Wednesday, May 8, 2013

William Apess, the Raced Body, and the Naturalized Land


The title page of William Apess’s conversion narrative insists twice that the landscape where the author was born determines his identity: the book is titled A Son of the Forest and subtitled The Experiences of William Apes, a Native of the Forest. Initially, Apess’s forest may seem to be a familiar nineteenth-century topos, the generic home of the savages, noble or otherwise, who were the subjects of colonialist narratives of extermination, disappearance, or assimilation. Indeed, after his work was rediscovered, some cultural historians represented Apess as a Christianized Indian who adopted the language, ideology, and identity of his oppressors. Other readers, though, have demonstrated convincingly that Apess strategically adapted and redeployed early national political and religious discourses in order to condemn Jacksonian Indian policy, protest conditions on New England reservations, and lay the foundations for a radical pan-Indian political consciousness.
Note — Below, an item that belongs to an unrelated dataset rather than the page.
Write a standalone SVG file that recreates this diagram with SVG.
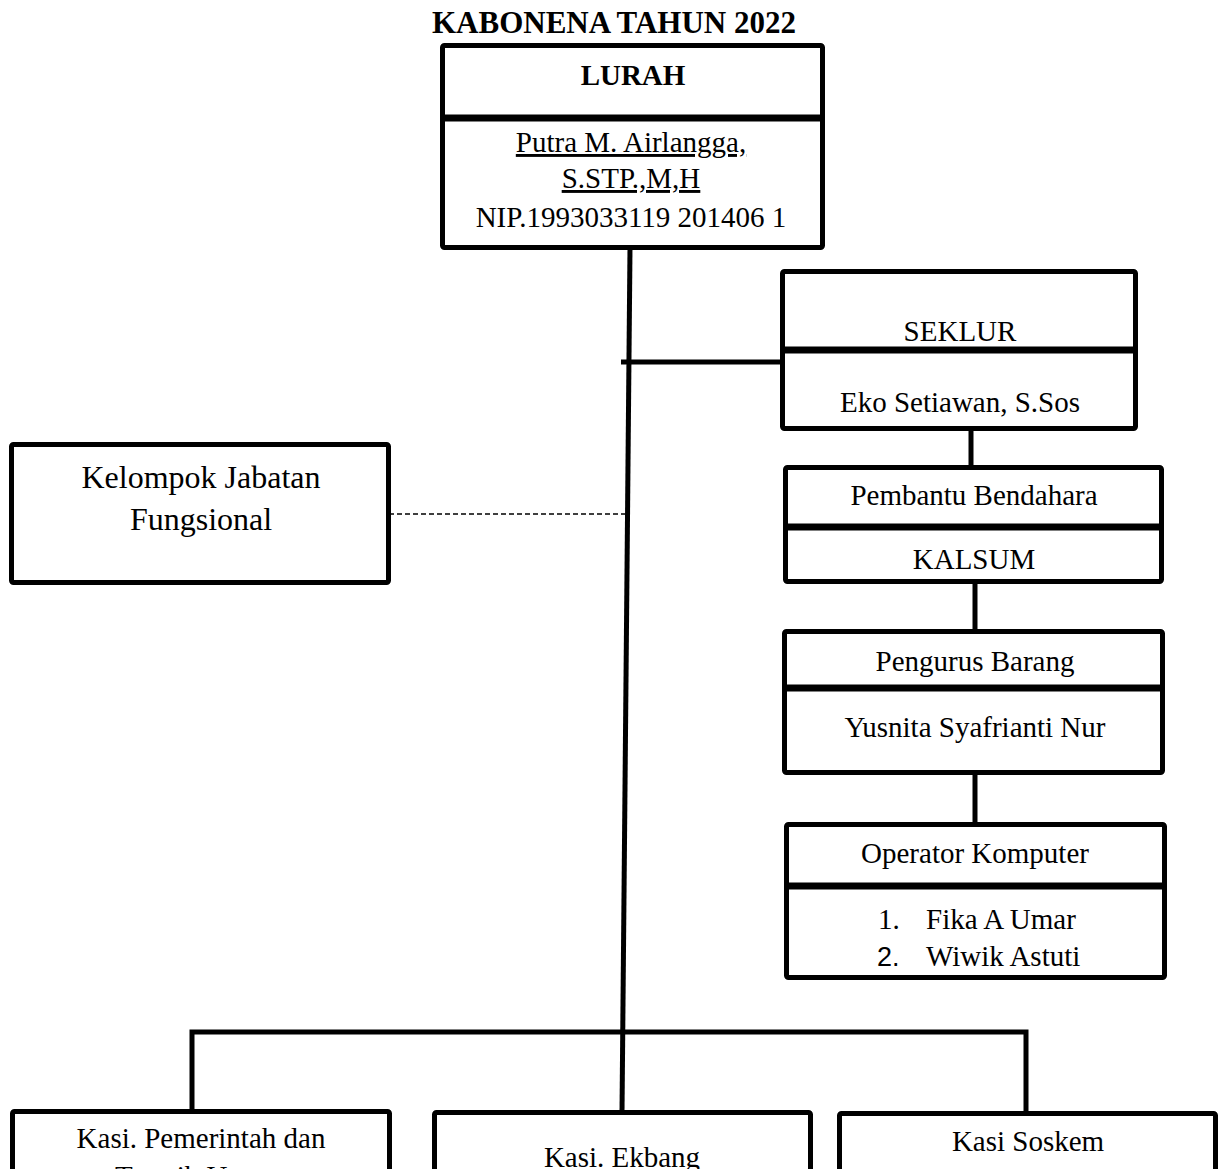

I hope to contribute to the developing appreciation for Apess’s rhetorical “in-genuity” (21) by showing how his autobiography materializes the primitive forest of early national political discourse, evoking rural New England woodlands that were the physical environment Apess’s Pequot ancestors inhabited as common property before they were uprooted by racist settlers. By insisting on the forest’s materiality as the foundation of collective bodily life, Apess also gives it a new symbolic meaning, transforming it from a primeval wilderness into the homeland of an indigenous republicanism that he articulates in the language of anti-racist Methodism. Moreover, I hope to show that Apess redirects the Methodist discourses of temperance and steadiness in order to stage both his own embodiment and his survivance of what he implies is the common material inheritance of all natives in the early national period: both alienation from the land and bodily contamination by white blood and toxic alcohol.

1 comment:

  1. Hi Lance. This seems like a really compelling project. I'm interested in hearing more about the idea of "property" you're working with here, in light of indigenous ideologies of land, ownership, and kinship. I'd like to hear more about how Apess negotiates competing ideologies about this physical environment, and to what purpose.

    In addition, I'd like to hear more about what you mean by "bodily contamination by white blood" in light of notions of biological vs. cultural kinship. How do Pequot and English settler-colonist structures of kinship inform Apess' discourse, in light of the metaphor of racialized "blood"? Does this metaphor function any differently here than it does in other (legal, governmental) contexts, for example?